Written problem:
Return the material exactly, first line through the line containing "import plotly.graph_objects as go", and nothing more. Pictures stay out.

Input data:
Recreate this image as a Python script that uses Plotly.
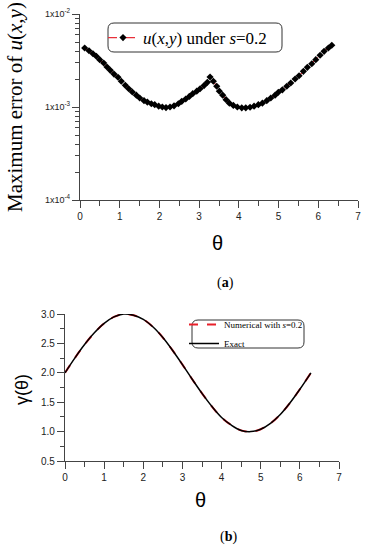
import plotly.graph_objects as go

# ---------------- data (a) ----------------
theta_a = [0.118, 0.227, 0.327, 0.411, 0.496, 0.597, 0.680, 0.763, 0.856, 0.957,
           1.040, 1.141, 1.227, 1.317, 1.418, 1.504, 1.612, 1.695, 1.796, 1.882,
           1.982, 2.073, 2.166, 2.267, 2.368, 2.476, 2.562, 2.662, 2.753, 2.839,
           2.940, 3.023, 3.123, 3.207, 3.275, 3.358, 3.443, 3.509, 3.594, 3.678,
           3.761, 3.861, 3.962, 4.073, 4.174, 4.282, 4.383, 4.491, 4.592, 4.703,
           4.804, 4.912, 4.995, 5.096, 5.207, 5.307, 5.416, 5.516, 5.625, 5.725,
           5.836, 5.937, 6.045, 6.146, 6.254, 6.340]
err_a = [4.31e-3, 4.03e-3, 3.74e-3, 3.51e-3, 3.23e-3, 2.97e-3, 2.69e-3, 2.48e-3, 2.26e-3, 2.09e-3,
         1.89e-3, 1.71e-3, 1.57e-3, 1.45e-3, 1.34e-3, 1.25e-3, 1.17e-3, 1.13e-3, 1.085e-3, 1.06e-3,
         1.02e-3, 1.00e-3, 0.985e-3, 1.00e-3, 1.03e-3, 1.085e-3, 1.15e-3, 1.22e-3, 1.30e-3, 1.39e-3,
         1.48e-3, 1.57e-3, 1.70e-3, 1.84e-3, 2.10e-3, 1.89e-3, 1.67e-3, 1.48e-3, 1.34e-3, 1.20e-3,
         1.10e-3, 1.04e-3, 1.00e-3, 0.98e-3, 0.98e-3, 0.993e-3, 1.02e-3, 1.06e-3, 1.10e-3, 1.17e-3,
         1.25e-3, 1.34e-3, 1.44e-3, 1.53e-3, 1.67e-3, 1.81e-3, 2.00e-3, 2.17e-3, 2.42e-3, 2.67e-3,
         2.92e-3, 3.23e-3, 3.60e-3, 3.97e-3, 4.31e-3, 4.61e-3]
a_ticks = [1e-4, 1e-3, 1e-2]
a_ticktext = ["1x10<sup>-4</sup>", "1x10<sup>-3</sup>", "1x10<sup>-2</sup>"]
a_minor = [2e-4, 3e-4, 4e-4, 5e-4, 6e-4, 7e-4, 8e-4, 9e-4,
           2e-3, 3e-3, 4e-3, 5e-3, 6e-3, 7e-3, 8e-3, 9e-3]

# ---------------- data (b) ----------------
theta_b = [0.0, 0.25, 0.5, 0.75, 1.0, 1.25, 1.5, 1.75, 2.0, 2.25, 2.5, 2.75, 3.0,
           3.25, 3.5, 3.75, 4.0, 4.25, 4.5, 4.75, 5.0, 5.25, 5.5, 5.75, 6.0, 6.283]
gamma_num = [2.00, 2.25, 2.48, 2.68, 2.84, 2.95, 3.00, 2.98, 2.91, 2.78, 2.60, 2.38, 2.14,
             1.89, 1.65, 1.43, 1.24, 1.11, 1.02, 1.00, 1.04, 1.14, 1.29, 1.49, 1.72, 2.00]
gamma_exact = [2.00, 2.25, 2.48, 2.68, 2.84, 2.95, 3.00, 2.98, 2.91, 2.78, 2.60, 2.38, 2.14,
               1.89, 1.65, 1.43, 1.24, 1.11, 1.02, 1.00, 1.04, 1.14, 1.29, 1.49, 1.72, 2.00]

W, H = 365, 550
SANS = "Liberation Sans, Arial, sans-serif"
SERIF = "Liberation Serif, Times New Roman, serif"


def px(x):
    return x / W


def py(y):
    return 1 - y / H


def rounded_rect(x0, y0, x1, y1, r):
    X0, X1 = px(x0), px(x1)
    Y0, Y1 = py(y0), py(y1)
    rx, ry = r / W, r / H
    return (f"M {X0+rx},{Y0} L {X1-rx},{Y0} Q {X1},{Y0} {X1},{Y0-ry} "
            f"L {X1},{Y1+ry} Q {X1},{Y1} {X1-rx},{Y1} L {X0+rx},{Y1} "
            f"Q {X0},{Y1} {X0},{Y1+ry} L {X0},{Y0-ry} Q {X0},{Y0} {X0+rx},{Y0} Z")


def label(text, x, y, size, family, angle=0):
    return dict(text=text, x=px(x), y=py(y), xref="paper", yref="paper",
                xanchor="center", yanchor="middle", showarrow=False, textangle=angle,
                font=dict(family=family, size=size, color="black"))


fig = go.Figure()

fig.add_trace(go.Scatter(
    x=theta_a, y=err_a, mode="lines+markers",
    name="<i>u</i>(<i>x</i>,<i>y</i>) under <i>s</i>=0.2",
    line=dict(color="#e8303a", width=1.2, dash="dash"),
    marker=dict(symbol="diamond", color="black", size=5.5),
    xaxis="x", yaxis="y", legend="legend"))

fig.add_trace(go.Scatter(
    x=theta_b, y=gamma_num, mode="lines", line_shape="spline",
    name="Numerical with <i>s</i>=0.2",
    line=dict(color="#e8202a", width=2, dash="dash"),
    xaxis="x2", yaxis="y2", legend="legend2"))
fig.add_trace(go.Scatter(
    x=theta_b, y=gamma_exact, mode="lines", line_shape="spline",
    name="Exact",
    line=dict(color="black", width=1.5),
    xaxis="x2", yaxis="y2", legend="legend2"))

axis_common = dict(showline=True, linecolor="#444", linewidth=1.2, showgrid=False,
                   zeroline=False, ticks="outside", tickcolor="#444", ticklen=7,
                   tickwidth=1.2, automargin=False,
                   tickfont=dict(family=SANS, size=10, color="#222"))
minor_x = dict(tickvals=[0.5, 1.5, 2.5, 3.5, 4.5, 5.5, 6.5], ticks="outside",
               ticklen=5, tickcolor="#444", tickwidth=1.2)

fig.update_layout(
    width=W, height=H, margin=dict(l=0, r=0, t=0, b=0, autoexpand=False),
    paper_bgcolor="white", plot_bgcolor="white",
    xaxis=dict(domain=[px(80), px(358)], range=[0, 7], anchor="y",
               tickvals=[0, 1, 2, 3, 4, 5, 6, 7], minor=minor_x, **axis_common),
    yaxis=dict(domain=[py(200), py(14)], type="log", range=[-4, -2], anchor="x",
               tickvals=a_ticks, ticktext=a_ticktext,
               minor=dict(tickvals=a_minor, ticks="outside", ticklen=4,
                          tickcolor="#444", tickwidth=1.2),
               **{**axis_common, "tickfont": dict(family=SANS, size=9, color="#222")}),
    xaxis2=dict(domain=[px(65), px(339)], range=[0, 7], anchor="y2",
                tickvals=[0, 1, 2, 3, 4, 5, 6, 7], minor=minor_x, **axis_common),
    yaxis2=dict(domain=[py(461), py(314)], range=[0.5, 3.0], anchor="x2",
                tickvals=[0.5, 1.0, 1.5, 2.0, 2.5, 3.0], tickformat=".1f",
                minor=dict(tickvals=[0.75, 1.25, 1.75, 2.25, 2.75], ticks="outside",
                           ticklen=4, tickcolor="#444", tickwidth=1.2),
                **axis_common),
    legend=dict(x=px(103), y=py(38), xanchor="left", yanchor="middle",
                bgcolor="rgba(0,0,0,0)", borderwidth=0,
                font=dict(family=SERIF, size=17, color="black"),
                itemwidth=30, tracegroupgap=0),
    legend2=dict(x=px(184), y=py(334), xanchor="left", yanchor="middle",
                 bgcolor="rgba(0,0,0,0)", borderwidth=0,
                 font=dict(family=SERIF, size=9, color="black"),
                 itemwidth=30, tracegroupgap=0),
    showlegend=True,
    shapes=[
        dict(type="path", xref="paper", yref="paper",
             path=rounded_rect(108, 23, 282, 52, 6),
             line=dict(color="#333", width=1), fillcolor="rgba(0,0,0,0)"),
        dict(type="path", xref="paper", yref="paper",
             path=rounded_rect(192, 320, 304, 348, 6),
             line=dict(color="#333", width=1), fillcolor="rgba(0,0,0,0)"),
    ],
    annotations=[
        label("Maximum error of <i>u</i>(<i>x</i>,<i>y</i>)", 15, 107, 21, SERIF, -90),
        label("θ", 217, 243, 20, SANS),
        label("(<b>a</b>)", 225, 283, 14, SERIF),
        label("γ(θ)", 22, 390, 18, SANS, -90),
        label("θ", 200, 500, 20, SANS),
        label("(<b>b</b>)", 228, 537, 14, SERIF),
    ],
)

fig.write_html("out.html", config={"displayModeBar": False},
               post_script="document.body.style.margin='0';"
                           "document.body.style.overflow='hidden';")
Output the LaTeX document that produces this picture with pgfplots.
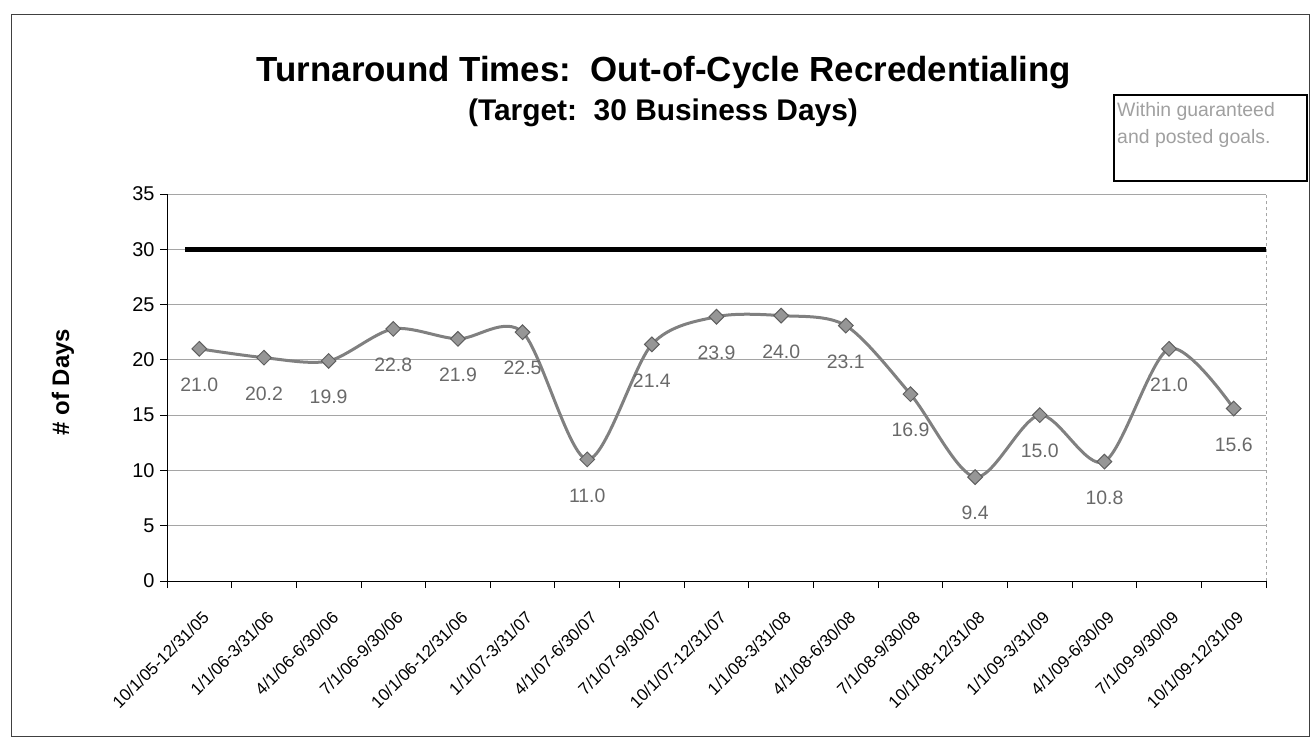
\documentclass[border=0pt]{standalone}
\usepackage{fontspec}
\setmainfont{Liberation Sans}
\usepackage{pgfplots}
\pgfplotsset{compat=1.18}
\definecolor{serline}{RGB}{128,128,128}
\definecolor{mkfill}{RGB}{150,150,150}
\definecolor{mkdraw}{RGB}{95,95,95}
\definecolor{lbl}{RGB}{105,105,105}
\definecolor{gridc}{RGB}{165,165,165}
\definecolor{boxtxt}{RGB}{160,160,160}

\pgfplotstableread{
x y
1 21.0
2 20.2
3 19.9
4 22.8
5 21.9
6 22.5
7 11.0
8 21.4
9 23.9
10 24.0
11 23.1
12 16.9
13 9.4
14 15.0
15 10.8
16 21.0
17 15.6
}\daystable

\pgfplotstableread{
x y
0.78 30
17.5 30
}\targettable

\begin{document}
\begin{tikzpicture}[x=1bp,y=1bp]
% outer frame
\draw[black!75, line width=0.8bp] (11,-14) rectangle (1309,-736);

\node[font=\fontsize{35}{40}\selectfont\bfseries, anchor=base] at (664,-81)
  {Turnaround Times:\ \ Out-of-Cycle Recredentialing};
\node[font=\fontsize{30}{34}\selectfont\bfseries, anchor=base] at (663,-120)
  {(Target:\ \ 30 Business Days)};

% note box
\draw[black, line width=1.5bp] (1114,-95) rectangle (1307,-181);
\node[font=\fontsize{19.5}{27}\selectfont, text=boxtxt, anchor=north west, align=left,
  inner sep=0pt] at (1117,-102) {Within guaranteed\\and posted goals.};

\node[font=\fontsize{24}{28}\selectfont\bfseries, rotate=90] at (63,-382) {\# of Days};

\begin{axis}[
  at={(167bp,-581bp)}, anchor=south west,
  scale only axis,
  width=1099bp, height=387bp,
  xmin=0.5, xmax=17.5,
  ymin=0, ymax=35,
  ytick={0,5,...,35},
  xtick={1,...,17},
  xticklabels={10/1/05-12/31/05,1/1/06-3/31/06,4/1/06-6/30/06,7/1/06-9/30/06,
    10/1/06-12/31/06,1/1/07-3/31/07,4/1/07-6/30/07,7/1/07-9/30/07,
    10/1/07-12/31/07,1/1/08-3/31/08,4/1/08-6/30/08,7/1/08-9/30/08,
    10/1/08-12/31/08,1/1/09-3/31/09,4/1/09-6/30/09,7/1/09-9/30/09,
    10/1/09-12/31/09},
  minor xtick={0.5,1.5,...,17.5},
  major x tick style={draw=none},
  minor tick length=7bp,
  major tick length=7bp,
  tick align=outside,
  xtick pos=bottom, ytick pos=left,
  axis x line*=bottom, axis y line*=left,
  axis line style={black, line width=1bp},
  tick style={black, line width=0.8bp},
  ymajorgrids,
  grid style={gridc, line width=0.8bp},
  /pgf/number format/assume math mode=true,
  x tick label style={rotate=45, anchor=north east, font=\fontsize{17}{20}\selectfont,
    inner sep=1bp, xshift=-13bp, yshift=-16bp},
  y tick label style={font=\fontsize{20}{23}\selectfont, xshift=-2bp},
  clip=false,
]
\draw[gridc, dashed, line width=0.8bp] (rel axis cs:1,0) -- (rel axis cs:1,1);
\addplot[black, line width=5bp] table[x=x, y=y] {\targettable};
\addplot[serline, line width=3bp, smooth, tension=0.5,
  mark=square*, mark size=5.2bp,
  mark options={rotate=45, fill=mkfill, draw=mkdraw, line width=1bp},
  nodes near coords={\pgfmathprintnumber[fixed,fixed zerofill,precision=1]{\pgfplotspointmeta}},
  point meta=y,
  every node near coord/.style={anchor=center, yshift=-36bp, text=lbl,
    font=\fontsize{19.5}{22}\selectfont}]
  table[x=x, y=y] {\daystable};
\end{axis}

\pgfresetboundingbox
\path (0,0) rectangle (1314,-751);
\end{tikzpicture}
\end{document}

Exercise response:
Recreate this image as a Python script that uses Plotly.
import plotly.graph_objects as go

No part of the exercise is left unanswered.